Pension Benefit Considerations for a QDRO Review
You made it through the negotiations and are ready to move on in your life. As part of the settlement, you are to receive a portion of your spouse’s pension (defined benefit plan). You are presented with a qualified domestic relations order (QDRO) to review. How do you know it is done correctly? Does it protect your share of the future pension?
Some errors could result in your getting a smaller pension benefit or none at all. Remember that a QDRO can be drafted to protect the employee or you. There are costly errors that may not be discovered for years to come — until the ex-spouse dies or retires. Let’s look at a few.
- What if the qualified domestic relations order requires payments that the pension benefit plan does not allow? There have been cases where the divorce is completed, the QDRO has been sent to the pension plan, but the ex-spouse got nothing. Why? Because the QDRO required a method of payment not allowable by the plan. The company’s legal documents set the rules.

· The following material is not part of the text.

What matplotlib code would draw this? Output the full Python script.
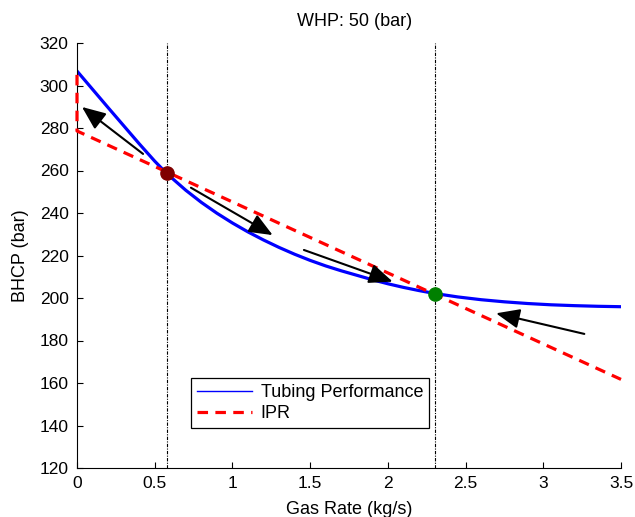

- What if the QDRO does not specify what happens if the employee dies? What if no survivor benefits have been put into the plan? You are counting on getting a share of his pension, but no survivor benefit provisions were made, and you lose out on the pension.
Survivor Benefits
Your payments are not affected by the death of the Participant if the qualified domestic relations order provides for a Joint and Survivor Annuity. If a Single Life Annuity is chosen by the Participant (this requires a waiver to be signed by the non-employee), you receive no payments after the death of the Participant.
It is paramount that you include provisions for a Qualified Pre-Retirement Survivor Annuity to protect your pension benefit from the possible premature death of the ex-spouse. The QPRSA comes into play if the employee-spouse is under his earliest retirement age.
- Another frequent error in a QDRO is failing to check for early retirement benefits. Sometimes plans offer large incentives for employees to retire early. If the QDRO doesn’t address the issue of early retirement incentives, the alternate payee will not share in the early retirement subsidy. This could be the difference between $2000 per month and $3000 per month. The QDRO can be written to include this or exclude it. Some companies allow your benefit to be “recalculated” (increased for the subsidy) after his retirement even if you have already commenced the pension.
- What if the separate property interest isn’t clearly defined? Separate property occurs if the employee worked at the company prior to marriage. One recent case concerns a divorce completed six years ago. The qualified domestic relations order was signed and submitted. Now, when it’s time to commence the benefit, the company administrator is asking the parties to bring in attorneys on both sides, because it is unclear how to calculate the separate property. Is the fraction to be determined by the total years of employment versus years of marriage, or just the years up until the date of divorce? The language in the QDRO was unclear.
- The Social Security pension is another bonus added to a person’s defined benefit plan if he is under the age of Social Security benefits. Depending on how the QDRO is written, the alternate payee may or may not share in this.
Every corporation with more than 20 employees is required to have written QDRO procedures for the pension and 401k (technically called defined benefit plan and defined contribution plan). These are extremely important and should be carefully reviewed, along with a copy of the Plan’s model QDRO if available.